Hacía muchos años que Sitges no escogía una película no española para inaugurar el certamen. Este año ha sido el turno de La bruja, una producción estadounidense dirigida por el autor novel Roger Eggers, que parte del tema de la brujería para estructurar su relato. Es curioso como este tema se ha ido desarrollando en la historia del cine, desde su representación más experimental y profunda en La brujería a través de los tiempos en 1922 hasta la canonización del motivo y la reducción del protagonismo de la bruja que queda limitada a un papel secundario de antagonista sin matices: El mago de Oz o las numerosas adaptaciones de Blancanieves.
Consciente del poco carisma y profundidad de la representación del mito en la contemporaneidad, Eggers apuesta por utilizar la brujería como excusa para generar conflictos entre los miembros de la familia protagonista. Familia que vive exiliada en una granja acusados de herejes y que son asaltados constantemente por una bruja, un ser que aparece y se desvanece generando en la familia la duda de si la bruja es alguno de ellos. La bruja genera el terror a través del conflicto psicológico de los personajes sin recurrir insistentemente en la monstruosidad física de la bruja. Para ello utiliza una puesta en escena muy teatral: planos largos, diálogos dilatados e interpretaciones contundentes que utilizan la palabra constantemente como vehículo de expresión.

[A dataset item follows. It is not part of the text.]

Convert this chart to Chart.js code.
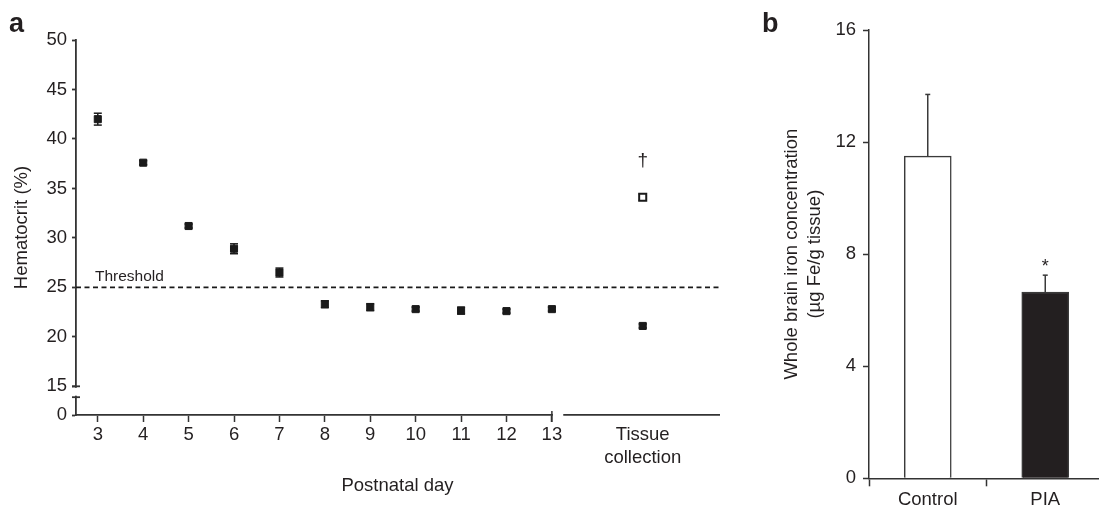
<!DOCTYPE html>
<html><head><meta charset="utf-8">
<script src="https://cdn.jsdelivr.net/npm/chart.js@4.4.1/dist/chart.umd.min.js"></script>
<style>
html,body{margin:0;padding:0;background:#fff;overflow:hidden;width:1099px;height:509px;position:relative}
canvas{position:absolute;top:0}
#ca{left:0}
#cb{left:740px}
</style></head><body>
<canvas id="ca" width="740" height="509"></canvas>
<canvas id="cb" width="365" height="509"></canvas>
<script>
// ---- Panel a data ----
const days = [3, 4, 5, 6, 7, 8, 9, 10, 11, 12, 13];
const hctMean = [42.0, 37.6, 31.2, 28.9, 26.5, 23.3, 23.0, 22.8, 22.65, 22.6, 22.8];
const hctErr = [0.6, 0.2, 0.2, 0.5, 0.45, 0.35, 0.35, 0.2, 0.35, 0.2, 0.2];
const tissueX = 15;
const tissueLabel = ['Tissue', 'collection'];
const tissuePIA = [21.1];
const tissuePIAErr = [0.2];
const tissueControl = [34.1];
const tissueControlErr = [0.3];
const thresholdValue = 25;
const yTicksA = [15, 20, 25, 30, 35, 40, 45, 50];
const yZeroLabel = '0';
// ---- Panel b data ----
const groups = ['Control', 'PIA'];
const ironMean = [11.5, 6.65];
const ironErr = [2.2, 0.6];
const yTicksB = [0, 4, 8, 12, 16];

const INK = '#231f20';
const AXIS = '#333333';
const FONT = '"Liberation Sans", Arial, Helvetica, sans-serif';
const FS = 18.5;
const Y_ZERO_AT = 12.1;     // broken axis: "0" drawn at this position
const Y_BREAK_LOW = 13.9;
const X_BREAK_END = 13.25;

function seg(ctx, x1, y1, x2, y2) { ctx.beginPath(); ctx.moveTo(x1, y1); ctx.lineTo(x2, y2); ctx.stroke(); }

const errPluginA = {
  id: 'errA',
  beforeDatasetsDraw(chart) {
    const ctx = chart.ctx, ys = chart.scales.y, xs = chart.scales.x;
    ctx.save();
    ctx.strokeStyle = '#1a1a1a'; ctx.lineWidth = 1.5;
    chart.data.datasets.forEach(ds => {
      ds.data.forEach((p, i) => {
        const e = ds.errs[i];
        const x = xs.getPixelForValue(p.x);
        const yt = ys.getPixelForValue(p.y + e), yb = ys.getPixelForValue(p.y - e);
        seg(ctx, x, yt, x, yb);
        seg(ctx, x - 4, yt, x + 4, yt);
        seg(ctx, x - 4, yb, x + 4, yb);
      });
    });
    ctx.restore();
  }
};

const decoA = {
  id: 'decoA',
  afterDraw(chart) {
    const ctx = chart.ctx, xs = chart.scales.x, ys = chart.scales.y, ca = chart.chartArea;
    ctx.save();
    // y-axis break
    const y15 = ys.getPixelForValue(15), yLow = ys.getPixelForValue(Y_BREAK_LOW);
    ctx.fillStyle = '#fff';
    ctx.fillRect(ca.left - 3, y15 + 1.5, 6, yLow - y15 - 3);
    ctx.strokeStyle = AXIS; ctx.lineWidth = 1.8;
    seg(ctx, ca.left - 4, y15, ca.left + 4, y15);
    seg(ctx, ca.left - 4, yLow, ca.left + 4, yLow);
    // x-axis break
    const x13 = xs.getPixelForValue(13), xb = xs.getPixelForValue(X_BREAK_END);
    ctx.fillStyle = '#fff';
    ctx.fillRect(x13 + 1, ca.bottom - 3, xb - x13 - 1, 6);
    ctx.lineWidth = 1.5;
    seg(ctx, x13, ca.bottom - 4, x13, ca.bottom + 7);
    // threshold
    const yt = ys.getPixelForValue(thresholdValue);
    ctx.setLineDash([5, 3.5]); ctx.lineWidth = 1.8; ctx.strokeStyle = '#1a1a1a';
    seg(ctx, ca.left, yt, ca.right, yt);
    ctx.setLineDash([]);
    ctx.fillStyle = INK; ctx.font = '15.5px ' + FONT; ctx.textBaseline = 'alphabetic'; ctx.textAlign = 'left';
    ctx.fillText('Threshold', ca.left + 19, yt - 6);
    // dagger
    const xt = xs.getPixelForValue(tissueX), yc = ys.getPixelForValue(tissueControl[0]);
    ctx.textAlign = 'center'; ctx.font = '19px ' + FONT;
    ctx.fillText('†', xt, yc - 31);
    // panel label
    ctx.textAlign = 'left'; ctx.font = 'bold 27px ' + FONT;
    ctx.fillText('a', 9, 32);
    ctx.restore();
  }
};

new Chart(document.getElementById('ca'), {
  type: 'scatter',
  data: {
    datasets: [
      { label: 'PIA',
        data: days.map((d, i) => ({ x: d, y: hctMean[i] })).concat(tissuePIA.map(v => ({ x: tissueX, y: v }))),
        errs: hctErr.concat(tissuePIAErr),
        pointStyle: 'rect', pointRadius: 5, borderWidth: 1, backgroundColor: '#1a1a1a', borderColor: '#1a1a1a' },
      { label: 'Control',
        data: tissueControl.map(v => ({ x: tissueX, y: v })),
        errs: tissueControlErr,
        pointStyle: 'rect', pointRadius: 5, borderWidth: 2, backgroundColor: '#fff', borderColor: '#1a1a1a' }
    ]
  },
  options: {
    responsive: false, animation: false, devicePixelRatio: 1,
    layout: { padding: { top: 40, right: 21, bottom: 0, left: 0 } },
    plugins: { legend: { display: false }, tooltip: { enabled: false } },
    scales: {
      x: {
        type: 'linear', min: 2.52, max: 16.68,
        afterBuildTicks: s => { s.ticks = days.concat([tissueX]).map(v => ({ value: v })); },
        afterFit: s => { s.height = 94; },
        ticks: { callback: v => v === tissueX ? tissueLabel : String(v), color: INK,
                 font: { family: FONT, size: FS, lineHeight: 1.23 }, padding: 2, maxRotation: 0, autoSkip: false },
        grid: { drawOnChartArea: false, drawTicks: true, tickLength: 7, tickWidth: 1.5,
                tickColor: c => (c.tick && c.tick.value === tissueX) ? 'rgba(0,0,0,0)' : AXIS },
        border: { color: AXIS, width: 1.8 },
        title: { display: true, text: 'Postnatal day', color: INK, font: { family: FONT, size: FS }, padding: { top: 0, bottom: 12 } }
      },
      y: {
        type: 'linear', min: Y_ZERO_AT, max: 50,
        afterBuildTicks: s => { s.ticks = [{ value: Y_ZERO_AT }].concat(yTicksA.map(v => ({ value: v }))); },
        afterFit: s => { s.width = 76; },
        ticks: { callback: v => v === Y_ZERO_AT ? yZeroLabel : String(v), color: INK,
                 font: { family: FONT, size: FS }, padding: 5, autoSkip: false },
        grid: { drawOnChartArea: false, drawTicks: true, tickLength: 4, tickWidth: 1.8, tickColor: AXIS },
        border: { color: AXIS, width: 1.8 },
        title: { display: true, text: 'Hematocrit (%)', color: INK, font: { family: FONT, size: FS }, padding: { top: 11, bottom: 0 } }
      }
    }
  },
  plugins: [errPluginA, decoA]
});

const decoB = {
  id: 'decoB',
  afterDatasetsDraw(chart) {
    const ctx = chart.ctx, ys = chart.scales.y, meta = chart.getDatasetMeta(0);
    ctx.save();
    ctx.strokeStyle = '#3a3a3a'; ctx.lineWidth = 1.5;
    meta.data.forEach((bar, i) => {
      const yTop = ys.getPixelForValue(ironMean[i]);
      const yE = ys.getPixelForValue(ironMean[i] + ironErr[i]);
      seg(ctx, bar.x, yTop, bar.x, yE);
      seg(ctx, bar.x - 2.5, yE, bar.x + 2.5, yE);
    });
    // significance mark
    const pia = meta.data[1];
    ctx.fillStyle = INK; ctx.font = '18px ' + FONT; ctx.textAlign = 'center'; ctx.textBaseline = 'alphabetic';
    ctx.fillText('*', pia.x, ys.getPixelForValue(ironMean[1] + ironErr[1]) - 3);
    ctx.textAlign = 'left'; ctx.font = 'bold 27px ' + FONT;
    ctx.fillText('b', 22, 32);
    ctx.restore();
  }
};

new Chart(document.getElementById('cb'), {
  type: 'bar',
  data: {
    labels: groups,
    datasets: [{ data: ironMean, backgroundColor: ['#ffffff', '#231f20'], borderColor: '#3a3a3a',
                 borderWidth: 1.5, barThickness: 47 }]
  },
  options: {
    responsive: false, animation: false, devicePixelRatio: 1,
    layout: { padding: { top: 30, right: 1, bottom: 0, left: 0 } },
    plugins: { legend: { display: false }, tooltip: { enabled: false } },
    scales: {
      x: {
        afterFit: s => { s.height = 30.7; },
        ticks: { color: INK, font: { family: FONT, size: FS }, padding: 3 },
        grid: { offset: true, drawOnChartArea: false, tickLength: 8, tickWidth: 1.5, tickColor: AXIS },
        border: { color: AXIS, width: 1.5 }
      },
      y: {
        min: 0, max: 16,
        afterBuildTicks: s => { s.ticks = yTicksB.map(v => ({ value: v })); },
        afterFit: s => { s.width = 129; },
        ticks: { color: INK, font: { family: FONT, size: FS }, padding: 7 },
        grid: { drawOnChartArea: false, tickLength: 6, tickWidth: 1.5, tickColor: AXIS },
        border: { color: AXIS, width: 1.5 },
        title: { display: true, text: ['Whole brain iron concentration', '(µg Fe/g tissue)'], color: INK,
                 font: { family: FONT, size: FS, lineHeight: 1.25 }, padding: { top: 40, bottom: 0 } }
      }
    }
  },
  plugins: [decoB]
});
</script>
</body></html>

La banda sonora, la fotografía y la dirección de arte acaban de otorgar a la película una atmósfera medieval donde la religión es el eje alrededor del cual gira todo. La bruja apuesta por un final que acaba traicionando a su dispositivo y otorgando a la brujería un protagonismo que quizás no se merece. Pero lo hace de una forma elegante, no evidente y que acba complaciendo al espectador.